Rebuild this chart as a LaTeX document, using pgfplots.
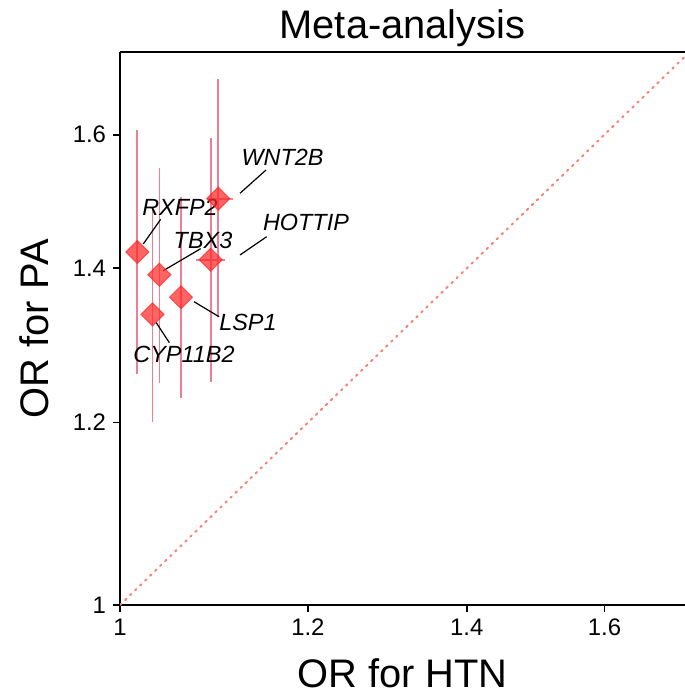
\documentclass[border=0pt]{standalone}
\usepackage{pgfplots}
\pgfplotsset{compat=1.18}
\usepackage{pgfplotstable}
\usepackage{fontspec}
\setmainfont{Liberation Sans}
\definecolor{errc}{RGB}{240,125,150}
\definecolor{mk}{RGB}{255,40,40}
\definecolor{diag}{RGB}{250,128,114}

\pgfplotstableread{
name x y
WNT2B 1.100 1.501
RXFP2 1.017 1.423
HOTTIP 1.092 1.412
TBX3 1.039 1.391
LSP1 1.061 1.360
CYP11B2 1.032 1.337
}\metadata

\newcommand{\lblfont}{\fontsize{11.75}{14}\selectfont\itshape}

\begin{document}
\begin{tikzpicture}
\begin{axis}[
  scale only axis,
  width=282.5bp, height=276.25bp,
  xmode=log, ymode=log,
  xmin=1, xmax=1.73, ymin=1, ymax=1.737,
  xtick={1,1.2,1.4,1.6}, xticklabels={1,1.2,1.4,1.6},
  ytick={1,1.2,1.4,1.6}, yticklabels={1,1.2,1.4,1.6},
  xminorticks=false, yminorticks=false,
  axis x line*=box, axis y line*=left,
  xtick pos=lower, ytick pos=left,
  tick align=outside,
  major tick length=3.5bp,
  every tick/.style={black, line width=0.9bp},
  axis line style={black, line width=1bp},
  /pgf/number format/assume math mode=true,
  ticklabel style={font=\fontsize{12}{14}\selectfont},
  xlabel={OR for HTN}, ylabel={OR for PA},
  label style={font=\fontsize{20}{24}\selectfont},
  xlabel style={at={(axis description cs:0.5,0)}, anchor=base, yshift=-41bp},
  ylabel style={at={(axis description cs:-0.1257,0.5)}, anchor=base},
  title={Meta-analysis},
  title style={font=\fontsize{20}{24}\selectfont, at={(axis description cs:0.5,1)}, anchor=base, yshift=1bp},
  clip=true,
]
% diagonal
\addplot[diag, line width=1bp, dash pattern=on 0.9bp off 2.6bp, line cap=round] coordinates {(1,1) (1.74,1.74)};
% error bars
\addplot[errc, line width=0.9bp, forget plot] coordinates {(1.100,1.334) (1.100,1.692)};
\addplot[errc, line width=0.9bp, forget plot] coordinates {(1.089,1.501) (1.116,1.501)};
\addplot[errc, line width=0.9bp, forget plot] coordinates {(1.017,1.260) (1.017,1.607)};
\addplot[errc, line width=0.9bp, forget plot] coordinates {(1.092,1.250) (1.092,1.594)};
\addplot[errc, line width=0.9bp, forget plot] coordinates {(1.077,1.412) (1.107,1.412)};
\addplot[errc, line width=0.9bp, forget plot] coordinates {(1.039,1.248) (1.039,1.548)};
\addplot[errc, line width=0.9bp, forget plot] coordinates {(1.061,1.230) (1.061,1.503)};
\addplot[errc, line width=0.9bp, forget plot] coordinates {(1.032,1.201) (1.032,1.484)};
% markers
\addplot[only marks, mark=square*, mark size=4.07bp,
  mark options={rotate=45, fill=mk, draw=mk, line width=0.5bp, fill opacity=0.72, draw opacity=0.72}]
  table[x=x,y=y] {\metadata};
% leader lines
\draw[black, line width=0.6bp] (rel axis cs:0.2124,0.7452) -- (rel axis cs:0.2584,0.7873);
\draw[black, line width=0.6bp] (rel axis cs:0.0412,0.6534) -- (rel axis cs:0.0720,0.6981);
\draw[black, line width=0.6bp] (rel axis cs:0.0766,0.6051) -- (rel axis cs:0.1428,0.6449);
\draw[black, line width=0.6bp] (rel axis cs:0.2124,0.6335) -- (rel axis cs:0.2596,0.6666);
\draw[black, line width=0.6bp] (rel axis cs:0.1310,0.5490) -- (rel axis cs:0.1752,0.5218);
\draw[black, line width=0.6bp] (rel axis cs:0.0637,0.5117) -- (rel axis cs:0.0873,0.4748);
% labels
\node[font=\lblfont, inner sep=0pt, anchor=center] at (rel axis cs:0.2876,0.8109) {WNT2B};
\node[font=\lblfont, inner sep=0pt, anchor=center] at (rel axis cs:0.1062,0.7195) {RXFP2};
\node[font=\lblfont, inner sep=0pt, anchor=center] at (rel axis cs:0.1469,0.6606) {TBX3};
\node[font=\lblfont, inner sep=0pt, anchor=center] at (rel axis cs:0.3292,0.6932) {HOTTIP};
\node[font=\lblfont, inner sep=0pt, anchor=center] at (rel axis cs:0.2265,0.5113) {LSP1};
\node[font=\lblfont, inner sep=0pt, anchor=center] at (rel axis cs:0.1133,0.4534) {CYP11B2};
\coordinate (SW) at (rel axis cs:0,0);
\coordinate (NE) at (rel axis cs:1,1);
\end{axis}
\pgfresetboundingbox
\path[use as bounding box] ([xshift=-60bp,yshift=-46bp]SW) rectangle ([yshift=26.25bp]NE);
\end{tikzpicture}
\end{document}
===
Reproduce every line above as written, skipping pictures.

-- COMPLETE ANSWER --
Rebuild this chart as a LaTeX document, using pgfplots.
\documentclass[border=0pt]{standalone}
\usepackage{pgfplots}
\pgfplotsset{compat=1.18}
\usepackage{pgfplotstable}
\usepackage{fontspec}
\setmainfont{Liberation Sans}
\definecolor{errc}{RGB}{240,125,150}
\definecolor{mk}{RGB}{255,40,40}
\definecolor{diag}{RGB}{250,128,114}

\pgfplotstableread{
name x y
WNT2B 1.100 1.501
RXFP2 1.017 1.423
HOTTIP 1.092 1.412
TBX3 1.039 1.391
LSP1 1.061 1.360
CYP11B2 1.032 1.337
}\metadata

\newcommand{\lblfont}{\fontsize{11.75}{14}\selectfont\itshape}

\begin{document}
\begin{tikzpicture}
\begin{axis}[
  scale only axis,
  width=282.5bp, height=276.25bp,
  xmode=log, ymode=log,
  xmin=1, xmax=1.73, ymin=1, ymax=1.737,
  xtick={1,1.2,1.4,1.6}, xticklabels={1,1.2,1.4,1.6},
  ytick={1,1.2,1.4,1.6}, yticklabels={1,1.2,1.4,1.6},
  xminorticks=false, yminorticks=false,
  axis x line*=box, axis y line*=left,
  xtick pos=lower, ytick pos=left,
  tick align=outside,
  major tick length=3.5bp,
  every tick/.style={black, line width=0.9bp},
  axis line style={black, line width=1bp},
  /pgf/number format/assume math mode=true,
  ticklabel style={font=\fontsize{12}{14}\selectfont},
  xlabel={OR for HTN}, ylabel={OR for PA},
  label style={font=\fontsize{20}{24}\selectfont},
  xlabel style={at={(axis description cs:0.5,0)}, anchor=base, yshift=-41bp},
  ylabel style={at={(axis description cs:-0.1257,0.5)}, anchor=base},
  title={Meta-analysis},
  title style={font=\fontsize{20}{24}\selectfont, at={(axis description cs:0.5,1)}, anchor=base, yshift=1bp},
  clip=true,
]
% diagonal
\addplot[diag, line width=1bp, dash pattern=on 0.9bp off 2.6bp, line cap=round] coordinates {(1,1) (1.74,1.74)};
% error bars
\addplot[errc, line width=0.9bp, forget plot] coordinates {(1.100,1.334) (1.100,1.692)};
\addplot[errc, line width=0.9bp, forget plot] coordinates {(1.089,1.501) (1.116,1.501)};
\addplot[errc, line width=0.9bp, forget plot] coordinates {(1.017,1.260) (1.017,1.607)};
\addplot[errc, line width=0.9bp, forget plot] coordinates {(1.092,1.250) (1.092,1.594)};
\addplot[errc, line width=0.9bp, forget plot] coordinates {(1.077,1.412) (1.107,1.412)};
\addplot[errc, line width=0.9bp, forget plot] coordinates {(1.039,1.248) (1.039,1.548)};
\addplot[errc, line width=0.9bp, forget plot] coordinates {(1.061,1.230) (1.061,1.503)};
\addplot[errc, line width=0.9bp, forget plot] coordinates {(1.032,1.201) (1.032,1.484)};
% markers
\addplot[only marks, mark=square*, mark size=4.07bp,
  mark options={rotate=45, fill=mk, draw=mk, line width=0.5bp, fill opacity=0.72, draw opacity=0.72}]
  table[x=x,y=y] {\metadata};
% leader lines
\draw[black, line width=0.6bp] (rel axis cs:0.2124,0.7452) -- (rel axis cs:0.2584,0.7873);
\draw[black, line width=0.6bp] (rel axis cs:0.0412,0.6534) -- (rel axis cs:0.0720,0.6981);
\draw[black, line width=0.6bp] (rel axis cs:0.0766,0.6051) -- (rel axis cs:0.1428,0.6449);
\draw[black, line width=0.6bp] (rel axis cs:0.2124,0.6335) -- (rel axis cs:0.2596,0.6666);
\draw[black, line width=0.6bp] (rel axis cs:0.1310,0.5490) -- (rel axis cs:0.1752,0.5218);
\draw[black, line width=0.6bp] (rel axis cs:0.0637,0.5117) -- (rel axis cs:0.0873,0.4748);
% labels
\node[font=\lblfont, inner sep=0pt, anchor=center] at (rel axis cs:0.2876,0.8109) {WNT2B};
\node[font=\lblfont, inner sep=0pt, anchor=center] at (rel axis cs:0.1062,0.7195) {RXFP2};
\node[font=\lblfont, inner sep=0pt, anchor=center] at (rel axis cs:0.1469,0.6606) {TBX3};
\node[font=\lblfont, inner sep=0pt, anchor=center] at (rel axis cs:0.3292,0.6932) {HOTTIP};
\node[font=\lblfont, inner sep=0pt, anchor=center] at (rel axis cs:0.2265,0.5113) {LSP1};
\node[font=\lblfont, inner sep=0pt, anchor=center] at (rel axis cs:0.1133,0.4534) {CYP11B2};
\coordinate (SW) at (rel axis cs:0,0);
\coordinate (NE) at (rel axis cs:1,1);
\end{axis}
\pgfresetboundingbox
\path[use as bounding box] ([xshift=-60bp,yshift=-46bp]SW) rectangle ([yshift=26.25bp]NE);
\end{tikzpicture}
\end{document}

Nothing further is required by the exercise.